Just across the Matoyusa River lies the Peace Memorial Park on a long narrow island. There are many monuments scattered through the park remembering August 6, 1945 but the Peace Museum really took us back to the nightmare. Scraps of clothing, charred lunch boxes and the stories of some of the victims, a lot of them children, personalized it and made it so terrifyingly real.
We retreated back to current day by visiting the commercial centre. The city has been rebuilt beautifully with a wide Parisienne-like avenue - the Peace Boulevard, lined with lots of trees and attractive buildings and it's only the dome that makes you believe that the bombing ever happened.

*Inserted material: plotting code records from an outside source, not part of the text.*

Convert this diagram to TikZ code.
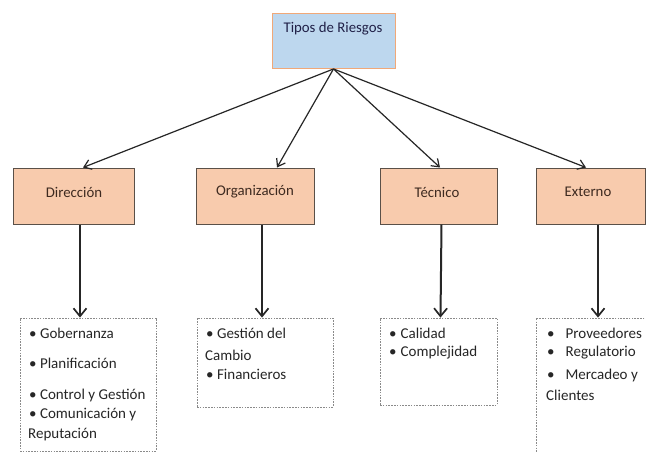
\documentclass[tikz,border=0pt]{standalone}
\usepackage{fontspec}
\setmainfont{Carlito}
\usetikzlibrary{arrows.meta}
\definecolor{topfill}{HTML}{BDD7EE}
\definecolor{topdraw}{HTML}{F0A878}
\definecolor{orfill}{HTML}{F8CBAD}
\definecolor{ordraw}{HTML}{5A5048}
\definecolor{txt}{HTML}{262626}
\definecolor{ortxt}{HTML}{3E2A20}
\definecolor{dashc}{HTML}{8A8A8A}
\tikzset{
  topbox/.style={draw=topdraw, fill=topfill, line width=0.9pt, inner sep=0pt},
  catbox/.style={draw=ordraw, fill=orfill, line width=1pt, inner sep=0pt},
  listbox/.style={draw=dashc, line width=0.8pt, dash pattern=on 1.6pt off 1.2pt, inner sep=0pt},
  lbl/.style={font=\fontsize{14.8}{17}\selectfont, text=ortxt, inner sep=0pt},
  item/.style={font=\fontsize{15}{17}\selectfont, text=txt, inner sep=0pt, anchor=west},
  thinarr/.style={draw=black!85, line width=1.2pt, -{Straight Barb[length=7pt,width=10pt,line width=1.2pt]}},
  thickarr/.style={draw=black!85, line width=2pt, -{Straight Barb[length=8pt,width=13pt,line width=1.7pt]}}
}
\begin{document}
\begin{tikzpicture}[x=1pt,y=-1pt]
\useasboundingbox (0,0) rectangle (646,452);
\clip (0,0) rectangle (646,452);
\fill[white] (0,0) rectangle (646,452);
% top box
\node[topbox, minimum width=123pt, minimum height=55pt] (top) at (333.5,41) {};
\node[lbl, text=txt!85!blue] (toplbl) at (333,29) {Tipos de Riesgos};
% category boxes
\node[catbox, minimum width=121pt, minimum height=56pt] (dir) at (73.5,196) {};
\node[lbl] (dirlbl) at (74,192) {Dirección};
\node[catbox, minimum width=118pt, minimum height=56pt] (org) at (255,196) {};
\node[lbl] (orglbl) at (255,192) {Organización};
\node[catbox, minimum width=117pt, minimum height=56pt] (tec) at (438.5,196) {};
\node[lbl] (teclbl) at (437,192) {Técnico};
\node[catbox, minimum width=109pt, minimum height=56pt] (ext) at (590.5,196) {};
\node[lbl] (extlbl) at (588,192) {Externo};
% list boxes
\node[listbox, minimum width=136pt, minimum height=133pt] (dirL) at (88,384.5) {};
\node[listbox, minimum width=136pt, minimum height=89pt] (orgL) at (265,362.5) {};
\node[listbox, minimum width=117pt, minimum height=87pt] (tecL) at (438.5,361.5) {};
\node[listbox, minimum width=140pt, minimum height=170pt] (extL) at (606,403) {};
% list texts
\node[item] (d1) at (29,333) {• Gobernanza};
\node[item] (d2) at (29,363) {• Planificación};
\node[item] (d3) at (29,395) {• Control y Gestión};
\node[item] (d4) at (29,415) {• Comunicación y};
\node[item] (d5) at (28,435) {Reputación};
\node[item] (o1) at (206,333) {• Gestión del};
\node[item] (o2) at (205,355) {Cambio};
\node[item] (o3) at (206,374) {• Financieros};
\node[item] (t1) at (389,333) {•\hspace{4pt}Calidad};
\node[item] (t2) at (389,353) {•\hspace{4pt}Complejidad};
\node[item] (e1) at (547,333) {•\hspace{11pt}Proveedores};
\node[item] (e2) at (547,353) {•\hspace{11pt}Regulatorio};
\node[item] (e3) at (547,375) {•\hspace{11pt}Mercadeo y};
\node[item] (e4) at (546,395) {Clientes};
% connectors
\draw[thinarr] (top.south) -- ([xshift=9.5pt]dir.north);
\draw[thinarr] (top.south) -- ([xshift=22pt]org.north);
\draw[thinarr] (top.south) -- ([xshift=1.5pt]tec.north);
\draw[thinarr] (top.south) -- ([xshift=-4.5pt]ext.north);
\draw[thickarr] ([xshift=6.5pt]dir.south) -- ([xshift=-8pt]dirL.north);
\draw[thickarr] ([xshift=7pt]org.south) -- ([xshift=-3pt]orgL.north);
\draw[thickarr] ([xshift=3pt]tec.south) -- ([xshift=2pt]tecL.north);
\draw[thickarr] ([xshift=7.5pt]ext.south) -- ([xshift=-8pt]extL.north);
\end{tikzpicture}
\end{document}
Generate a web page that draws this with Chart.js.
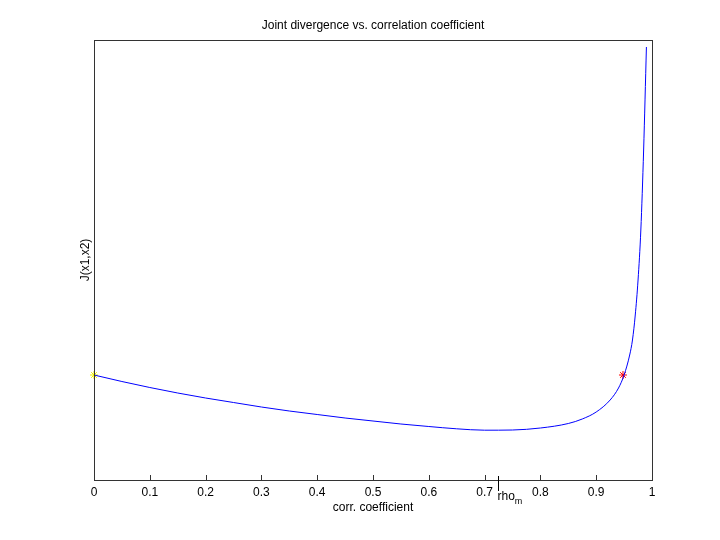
<!DOCTYPE html>
<html>
<head>
<meta charset="utf-8">
<title>Joint divergence vs. correlation coefficient</title>
<script src="https://cdn.jsdelivr.net/npm/chart.js@4/dist/chart.umd.min.js"></script>
<style>
  html, body { margin: 0; padding: 0; background: #fff; }
  canvas { display: block; }
</style>
</head>
<body>
<canvas id="chart" width="720" height="540"></canvas>
<script>
// correlation coefficient (x) and joint divergence J(x1,x2) (y, arbitrary units)
var rho = [0, 0.05, 0.1, 0.15, 0.2, 0.25, 0.3, 0.35, 0.4, 0.45, 0.5, 0.55, 0.6, 0.65, 0.7,
           0.75, 0.8, 0.85, 0.875, 0.9, 0.925, 0.94, 0.95, 0.96, 0.965, 0.97, 0.975, 0.98, 0.985, 0.99];
var jointDiv = [105, 98.5, 92.5, 87, 82, 77.5, 73, 69, 65.5, 62, 59, 56, 53.5, 51.2, 49.8,
                50, 52, 56.5, 61, 68, 80, 92, 105, 125, 140, 165, 200, 250, 330, 433];
var startMark = [{ x: 0, y: 105 }];
var equalMark = [{ x: 0.948, y: 105 }];
var rhoM = 0.724;
var xTickStep = 0.1;

var FONT = 'Helvetica, "Liberation Sans", Arial, sans-serif';

var linePoints = rho.map(function(r, i) { return { x: r, y: jointDiv[i] }; });

// box round the plot, inward ticks and the rho_m mark
var framePlugin = {
    id: 'frame',
    afterDraw: function(chart) {
        var ctx = chart.ctx;
        var a = chart.chartArea;
        var xs = chart.scales.x;
        ctx.save();
        ctx.strokeStyle = '#333';
        ctx.lineWidth = 1;
        ctx.strokeRect(Math.round(a.left) + 0.5, Math.round(a.top) + 0.5,
                       Math.round(a.right - a.left), Math.round(a.bottom - a.top));
        ctx.beginPath();
        xs.ticks.forEach(function(t, i) {
            var px = Math.round(xs.getPixelForTick(i)) + 0.5;
            ctx.moveTo(px, a.bottom);
            ctx.lineTo(px, a.bottom - 5);
        });
        ctx.stroke();

        var mx = Math.round(xs.getPixelForValue(rhoM)) + 0.5;
        ctx.strokeStyle = '#000';
        ctx.beginPath();
        ctx.moveTo(mx, a.bottom - 4);
        ctx.lineTo(mx, a.bottom + 11);
        ctx.stroke();
        ctx.fillStyle = '#000';
        ctx.textBaseline = 'middle';
        ctx.textAlign = 'left';
        ctx.font = '12px ' + FONT;
        ctx.fillText('rho', mx - 1, a.bottom + 17);
        var w = ctx.measureText('rho').width;
        ctx.font = '9px ' + FONT;
        ctx.fillText('m', mx - 1 + w, a.bottom + 22);
        ctx.restore();
    }
};

new Chart(document.getElementById('chart'), {
    type: 'line',
    data: {
        datasets: [{
            data: linePoints,
            borderColor: '#0000ff',
            borderWidth: 1,
            pointRadius: 0,
            fill: false,
            cubicInterpolationMode: 'monotone'
        }, {
            data: startMark,
            showLine: false,
            clip: false,
            pointStyle: 'star',
            pointRadius: 4,
            borderColor: '#f0f000',
            borderWidth: 1
        }, {
            data: equalMark,
            showLine: false,
            pointStyle: 'star',
            pointRadius: 4,
            borderColor: '#ff0000',
            borderWidth: 1
        }]
    },
    options: {
        responsive: false,
        animation: false,
        layout: { padding: { left: 0, right: 68, top: 0, bottom: 0 } },
        scales: {
            x: {
                type: 'linear',
                min: 0,
                max: 1,
                grid: { display: false, drawTicks: false },
                border: { display: false },
                ticks: {
                    stepSize: xTickStep,
                    padding: 5,
                    color: '#000',
                    font: { family: FONT, size: 12 },
                    callback: function(v) { return String(Number(v.toFixed(1))); }
                },
                title: {
                    display: true,
                    text: 'corr. coefficient',
                    color: '#000',
                    font: { family: FONT, size: 12 },
                    padding: { top: 0, bottom: 25 }
                },
                afterFit: function(s) { s.height = 60; }
            },
            y: {
                min: 0,
                max: 440,
                grid: { display: false, drawTicks: false },
                border: { display: false },
                ticks: { display: false },
                title: {
                    display: true,
                    text: 'J(x1,x2)',
                    color: '#000',
                    font: { family: FONT, size: 12 },
                    padding: { top: 78, bottom: 0 }
                },
                afterFit: function(s) { s.width = 94; }
            }
        },
        plugins: {
            legend: { display: false },
            tooltip: { enabled: false },
            title: {
                display: true,
                fullSize: false,
                text: 'Joint divergence vs. correlation coefficient',
                color: '#000',
                font: { family: FONT, size: 12, weight: 'normal' },
                padding: { top: 18, bottom: 7.6 }
            }
        }
    },
    plugins: [framePlugin]
});
</script>
</body>
</html>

Hungry, we wove our way into the centre looking for Okonimura, three floors of funny little food stalls serving what we came for 'Hiroshima Yaki". The mini restaurants have stools along and around a huge stainless steel cooking surface with about eight inches of wooden shelf on the front for your dishes. Right in front of you, they start by making a sort of crepe, then mounding on top chopped veggies - cabbage, bean sprouts - then spices. After a couple of minutes, on go a pile of cooked noodles (soba or or udon) - we chose udon - the fat ones and some slices of lean bacon across the top and it all sizzles tantalizingly. Then it's flipped over. Now, the smell of the bacon emanates; an egg is dropped onto the grill, the yolk gently broken, turned over and added to the top of the heap - a sprinkle of green herbs and other stuff ?? then a generous dollop of a sweet brown sauce and finished with some red shoestring pickles, all the while cooking and the flavours mingling. We were each given a little lifter / cutting utensil and we could take small bits into our bowls as the rest remained grilling. It seemed to get more and more delicious the longer it cooked. We never thought that we would be able to finish the huge pancake but with a mug of (what else?) beer, it soon dimished.
It was a difficult walk back to the streetcar after such a feast but a shopping arcade with some great little shops, where we found a few gifts helped. Our Hikari train left Hiroshima at 3:10 pm and arrived one hour and 34 minutes later in Osaka, where we changed trains for Kyoto. They anounced that we were travelling at 285 km per hour - Wow! I thought the scenery was whizzing by. We had a good view of Himeji Castle as we pulled into the Himeji station. It was only a few blocks walk but we were just too darn tired.
Our UK friends left us a message to meet them at their hotel at 7 pm and it's just five minutes around the corner. As we entered their hotel, the Rihga Royal, it seemed we weren't in Japan (Kansas?) anymore; the hordes of caucasians - the cruise folk shocked us to the realization that we needed to transform ourselves from the grotty backpackers we'd been for the last nine days to one of these cud-chewing senior citizens. NO! please don't let it happen; I'm sure we'll find a middle route.
Our friends, J&R, appeared and we joyfully hugged and it felt as if we'd seen them only yesterday. We agreed that dinner at one of the little restaurants in the station would be preferable - pricewise and atmospherically - to the hotel. So we spent a pleasant evening catching up and parted about 10 pm, all of us exhausted.